SEP IRA Retirement Plan Ameritrust
SEP IRA Retirement Plan

A SEP, Simplified Employee Pension, is a retirement plan created to allow self-employed people to put monies aside for their own retirement as well as for their employees without the expense and time of other complex plans. Unlike other plans, a SEP can also accept IRA contributions as well. This is why SEPs are also known as SEP IRAs.

SEP IRA Retirement Plan

In order to make a contribution to a SEP retirement plan on behalf of oneself and employees, the staff must meet the following criteria:


  1. He or she must have reached the age of 21.
  2. He or she must have worked for the employer in at least 3 of the last 5 years.
  3. They must have received at least $500 in compensation from the employer in 2008.

In tax year 2008, the employer cannot contribute the lesser of $46,000 or 25% of compensation to every eligible employee. All contributions must be in cash. No assets can fund a year's contribution.


All employer contributions must be made for a give tax year by the due date, including extensions, in order for the company to take a deduction.


For a SEP distribution, remember that all distributions could be taxable and subject to penalties. These distributions follow the same rules as Traditional IRA distributions do.

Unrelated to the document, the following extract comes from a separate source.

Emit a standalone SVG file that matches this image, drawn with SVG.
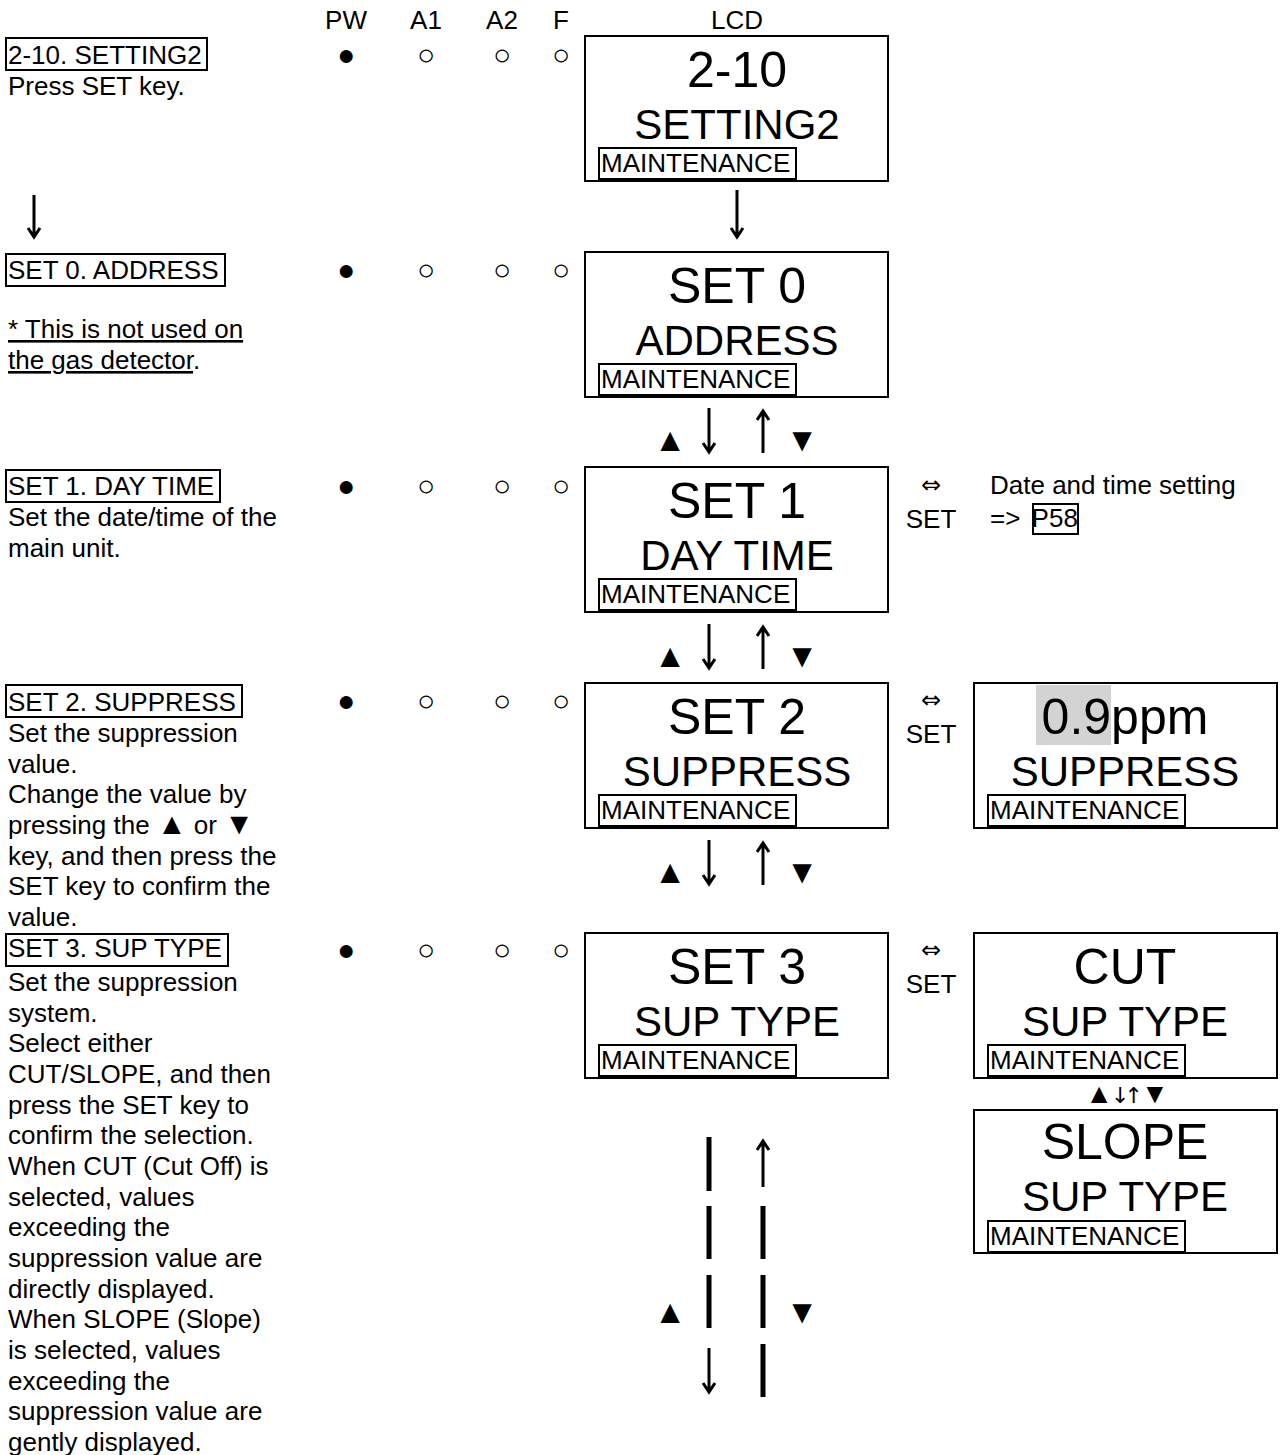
<svg xmlns="http://www.w3.org/2000/svg" width="1282" height="1455" viewBox="0 0 1282 1455">
<style>
text{font-family:"Liberation Sans",Arial,"DejaVu Sans",sans-serif;fill:#000}
.t{font-size:26px}
.c{text-anchor:middle}
.b1{font-size:50px;text-anchor:middle}
.b2{font-size:42px;text-anchor:middle}
.m{font-size:26px}
.box{fill:#fff;stroke:#000;stroke-width:2}
.lb{fill:none;stroke:#000;stroke-width:2}
.dot{font-size:30px;text-anchor:middle}
.tri{font-size:33px;text-anchor:middle}
.dj{font-family:"DejaVu Sans",sans-serif}
.eq{font-family:"DejaVu Sans",sans-serif;font-size:24px;text-anchor:middle}
.ar{stroke:#000;stroke-width:3;fill:none}
.seg{stroke:#000;stroke-width:5;fill:none}
.u{text-decoration:underline}
</style>
<rect width="1282" height="1455" fill="#fff"/>

<g id="header">
<text class="t c" x="346" y="29">PW</text>
<text class="t c" x="426" y="29">A1</text>
<text class="t c" x="502" y="29">A2</text>
<text class="t c" x="561" y="29">F</text>
<text class="t c" x="737" y="29">LCD</text>
</g>

<g id="leds">
<text class="dot" x="346" y="65">●</text><text class="dot" x="426" y="65">○</text><text class="dot" x="502" y="65">○</text><text class="dot" x="561" y="65">○</text>
<text class="dot" x="346" y="280">●</text><text class="dot" x="426" y="280">○</text><text class="dot" x="502" y="280">○</text><text class="dot" x="561" y="280">○</text>
<text class="dot" x="346" y="496">●</text><text class="dot" x="426" y="496">○</text><text class="dot" x="502" y="496">○</text><text class="dot" x="561" y="496">○</text>
<text class="dot" x="346" y="711">●</text><text class="dot" x="426" y="711">○</text><text class="dot" x="502" y="711">○</text><text class="dot" x="561" y="711">○</text>
<text class="dot" x="346" y="960">●</text><text class="dot" x="426" y="960">○</text><text class="dot" x="502" y="960">○</text><text class="dot" x="561" y="960">○</text>
</g>

<g id="desc-2-10">
<rect class="lb" x="6" y="38" width="201" height="32"/>
<text class="t" x="8" y="64">2-10. SETTING2</text>
<text class="t" x="8" y="95">Press SET key.</text>
</g>
<g id="desc-set0">
<rect class="lb" x="6" y="254" width="219" height="32"/>
<text class="t" x="8" y="279">SET 0. ADDRESS</text>
<text class="t" x="8" y="338"><tspan class="u">* This is not used on </tspan></text>
<text class="t" x="8" y="369"><tspan class="u">the gas detector</tspan>.</text>
</g>
<g id="desc-set1">
<rect class="lb" x="6" y="470" width="214" height="32"/>
<text class="t" x="8" y="495">SET 1. DAY TIME</text>
<text class="t" x="8" y="526">Set the date/time of the</text>
<text class="t" x="8" y="557">main unit.</text>
</g>
<g id="desc-set2">
<rect class="lb" x="6" y="685" width="236" height="32"/>
<text class="t" x="8" y="711">SET 2. SUPPRESS</text>
<text class="t" x="8" y="742">Set the suppression</text>
<text class="t" x="8" y="772.7">value.</text>
<text class="t" x="8" y="803.3">Change the value by</text>
<text class="t" x="8" y="834">pressing the <tspan font-size="30">▲</tspan> or <tspan font-size="30">▼</tspan></text>
<text class="t" x="8" y="864.7">key, and then press the</text>
<text class="t" x="8" y="895.3">SET key to confirm the</text>
<text class="t" x="8" y="926">value.</text>
</g>
<g id="desc-set3">
<rect class="lb" x="6" y="934" width="222" height="32"/>
<text class="t" x="8" y="957">SET 3. SUP TYPE</text>
<text class="t" x="8" y="991">Set the suppression</text>
<text class="t" x="8" y="1021.7">system.</text>
<text class="t" x="8" y="1052.3">Select either</text>
<text class="t" x="8" y="1083">CUT/SLOPE, and then</text>
<text class="t" x="8" y="1113.7">press the SET key to</text>
<text class="t" x="8" y="1144.3">confirm the selection.</text>
<text class="t" x="8" y="1175">When CUT (Cut Off) is</text>
<text class="t" x="8" y="1205.7">selected, values</text>
<text class="t" x="8" y="1236.3">exceeding the</text>
<text class="t" x="8" y="1267">suppression value are</text>
<text class="t" x="8" y="1297.7">directly displayed.</text>
<text class="t" x="8" y="1328.3">When SLOPE (Slope)</text>
<text class="t" x="8" y="1359">is selected, values</text>
<text class="t" x="8" y="1389.7">exceeding the</text>
<text class="t" x="8" y="1420.3">suppression value are</text>
<text class="t" x="8" y="1451">gently displayed.</text>
</g>

<g id="lcd-2-10">
<rect class="box" x="585" y="36" width="303" height="145"/>
<text class="b1" x="737" y="87">2-10</text>
<text class="b2" x="737" y="139">SETTING2</text>
<rect class="lb" x="599" y="148" width="197" height="31"/>
<text class="m" x="601" y="172">MAINTENANCE</text>
</g>
<g id="lcd-set0">
<rect class="box" x="585" y="252" width="303" height="145"/>
<text class="b1" x="737" y="303">SET 0</text>
<text class="b2" x="737" y="355">ADDRESS</text>
<rect class="lb" x="599" y="364" width="197" height="31"/>
<text class="m" x="601" y="388">MAINTENANCE</text>
</g>
<g id="lcd-set1">
<rect class="box" x="585" y="467" width="303" height="145"/>
<text class="b1" x="737" y="518">SET 1</text>
<text class="b2" x="737" y="570">DAY TIME</text>
<rect class="lb" x="599" y="579" width="197" height="31"/>
<text class="m" x="601" y="603">MAINTENANCE</text>
</g>
<g id="lcd-set2">
<rect class="box" x="585" y="683" width="303" height="145"/>
<text class="b1" x="737" y="734">SET 2</text>
<text class="b2" x="737" y="786">SUPPRESS</text>
<rect class="lb" x="599" y="795" width="197" height="31"/>
<text class="m" x="601" y="819">MAINTENANCE</text>
</g>
<g id="lcd-set3">
<rect class="box" x="585" y="933" width="303" height="145"/>
<text class="b1" x="737" y="984">SET 3</text>
<text class="b2" x="737" y="1036">SUP TYPE</text>
<rect class="lb" x="599" y="1045" width="197" height="31"/>
<text class="m" x="601" y="1069">MAINTENANCE</text>
</g>

<g id="set1-note">
<text class="eq" x="931" y="493">⇔</text>
<text class="t c" x="931" y="528">SET</text>
<text class="t" x="990" y="494">Date and time setting</text>
<text class="t" x="990" y="527">=&gt; <tspan dx="4">P58</tspan></text>
<rect class="lb" x="1033" y="504" width="45" height="30"/>
</g>
<g id="set2-note">
<text class="eq" x="931" y="708">⇔</text>
<text class="t c" x="931" y="743">SET</text>
</g>
<g id="set3-note">
<text class="eq" x="931" y="958">⇔</text>
<text class="t c" x="931" y="993">SET</text>
</g>

<g id="lcd-suppress-value">
<rect class="box" x="974" y="683" width="303" height="145"/>
<rect x="1036" y="685" width="75" height="60" fill="#d3d3d3"/>
<text class="b1" x="1125" y="734">0.9ppm</text>
<text class="b2" x="1125" y="786">SUPPRESS</text>
<rect class="lb" x="988" y="795" width="197" height="31"/>
<text class="m" x="990" y="819">MAINTENANCE</text>
</g>
<g id="lcd-cut">
<rect class="box" x="974" y="933" width="303" height="145"/>
<text class="b1" x="1125" y="984">CUT</text>
<text class="b2" x="1125" y="1036">SUP TYPE</text>
<rect class="lb" x="988" y="1045" width="197" height="31"/>
<text class="m" x="990" y="1069">MAINTENANCE</text>
</g>
<g id="lcd-slope">
<rect class="box" x="974" y="1110" width="303" height="143"/>
<text class="b1" x="1125" y="1159">SLOPE</text>
<text class="b2" x="1125" y="1211">SUP TYPE</text>
<rect class="lb" x="988" y="1221" width="197" height="31"/>
<text class="m" x="990" y="1245">MAINTENANCE</text>
</g>

<g id="connectors">
<path class="ar" d="M34 195V237M28 228L34 237L40 228"/>
<path class="ar" d="M737 190V237M731 228L737 237L743 228"/>

<path class="ar" d="M709 408V452M703 443L709 452L715 443"/>
<path class="ar" d="M763 453V411M757 420L763 411L769 420"/>
<text class="tri" x="670" y="451">▲</text>
<text class="tri" x="802" y="451">▼</text>

<path class="ar" d="M709 624V668M703 659L709 668L715 659"/>
<path class="ar" d="M763 669V627M757 636L763 627L769 636"/>
<text class="tri" x="670" y="667">▲</text>
<text class="tri" x="802" y="667">▼</text>

<path class="ar" d="M709 840V884M703 875L709 884L715 875"/>
<path class="ar" d="M763 885V843M757 852L763 843L769 852"/>
<text class="tri" x="670" y="883">▲</text>
<text class="tri" x="802" y="883">▼</text>

<path class="seg" d="M709 1137V1191M709 1206V1259M709 1275V1328"/>
<path class="ar" d="M709 1348V1392M703 1383L709 1392L715 1383"/>
<path class="ar" d="M763 1187V1141M757 1150L763 1141L769 1150"/>
<path class="seg" d="M763 1206V1259M763 1275V1328M763 1344V1397"/>
<text class="tri" x="670" y="1323">▲</text>
<text class="tri" x="802" y="1323">▼</text>

<text x="1126" y="1103" text-anchor="middle" font-size="28" letter-spacing="-2">▲<tspan class="dj" font-size="22" letter-spacing="-5">↓↑</tspan><tspan dx="3">▼</tspan></text>
</g>
</svg>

  1. The following examples show exceptions to any tax consequence or penalties:
    • Transfers and rollovers are exempt as the SEP IRA retirement plan owner does not take constructive receipt of the funds. This means that the owner cannot deposit the monies in their personal accounts and then return the cash to a SEP product within a set period of time.
    • Return of a portion or all of any non-deductible contributions.
    • Particular contributions being removed or recharacterized.
    • An account that has been closed due to revocation.
  2. Any normal distribution to a SEP IRA holder that is 59 ½ or older is not subject to the 10% penalty. These are taxable however.
  3. A premature distribution is a distribution of SEP assets to an owner who is under 59 ½. These funds and/or assets are subject to taxes and a 10% premature distribution penalty. There are exceptions to this rule. They are:
    • Death of the SEP IRA holder
    • Disability of the SEP holder
    • Substantially Equal Payments/ 72(t)
    • Medical Expenses
    • Unemployment/Medical Insurance
    • First Time Home Purchase
    • Higher Education Expenses
      Note that Publication 590 will outline these and any other exceptions.
  4. Withholding on distributions can be 10% of the distribution amount or any percentage or amount the owner discloses on the distribution paperwork. Or, the client may decide to forego any withholdings. This would also be disclosed on the distribution paperwork.
  5. Required Minimum Distribution, RMD, is the mandatory distribution a person takes starting the year that they reach 70½. It is subject to Income Tax but not penalties.